Despite these conditions, Sabino said, the national government has not yet done anything concrete to address the issues of the peasants not only in Aurora but in other provinces that were hit by Typhoons Pedring and Quiel.
No concrete plans
In a statement, the Department of Agriculture said it is already adopting strategies to help the rice industry recover from the damages brought by the two typhoons Pedring and Quiel.
Children and relief goods. (Photo by Janess Ann J. Ellao / Bulatlat.com)
Agriculture secretary Proceso Alcala said he has assured President Benigno S. Aquino III that despite the damages brought about by the typhoons, there would be no need for the government to import more rice as the DA would implement a “plant now, pay later” scheme” for the farmers.
The DA, in the same statement, also cited the efforts of its attached agencies Philippine Center for Postharvest Development and Mechanization and Philippine Rice Research Institute and Land Bank of the Philippines in its efforts to fast-track the recovery of the farmers. This include PhilRice’s deployment of seedlings which are ready for procurement by the DA and the Land Bank’s “financial assistance” in agricultural production and capital loans and rediscounting line.
“Farmers can also avail of the bank’s countryside loan fund, a wholesale credit facility from the World Bank, available to financial institutions such as rural banks, commercial banks or unibanks, thrift banks, and non-bank financial institutions. Loans may be availed of by companies that are sole proprietorship, partnerships, corporation with 70-percent Filipino ownership, and cooperatives,” the DA said in a statement.
Last October 5, the DA also announced that the National Food Authority would be procuring the typhoon-damaged palay.

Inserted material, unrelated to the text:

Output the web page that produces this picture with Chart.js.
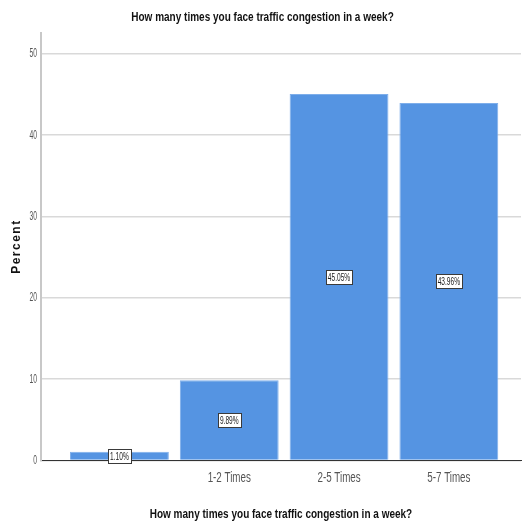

Mambayu’s Lopez, however, said the NFA might not purchase their palays because of its condition, adding that the government agency is asking for too many requirements from their produce, such as the moisture content of the grains, which, according to him, would obviously not pass the standards set by the DA. “Unless they would forget all these strict requirements and procure the rice at a reasonable price.”
Citing the case of the farmers of Calasiao, Pangasinan, Migrante International’s Bonifacio said offering loans to the farmers is not the solution to the problem. “They are already indebted to usurers and another debt would cause more harm in the future; it may even result in their eviction from the land they are tilling.”
Farmer Bernardo Dolyas, 64, one of the members of Mabayu, said he is disappointed about how the present administration is handling the situation. “What the government needs to do first is to really look into our needs and how the existing socio-economic and political conditions add to our sufferings.”
Dolyas said among the things they need right now is for the government to give capital so that the peasants could begin planting again. And, in the long run, he said, the government should implement free distribution of the land they are tilling.
“Aquino is of no help to poor people like us even if he has the authority over all government agencies in the country, like a father to his family,” Dolyas said, “So far, he has done nothing but to make sure he looks good before the eyes of the public.”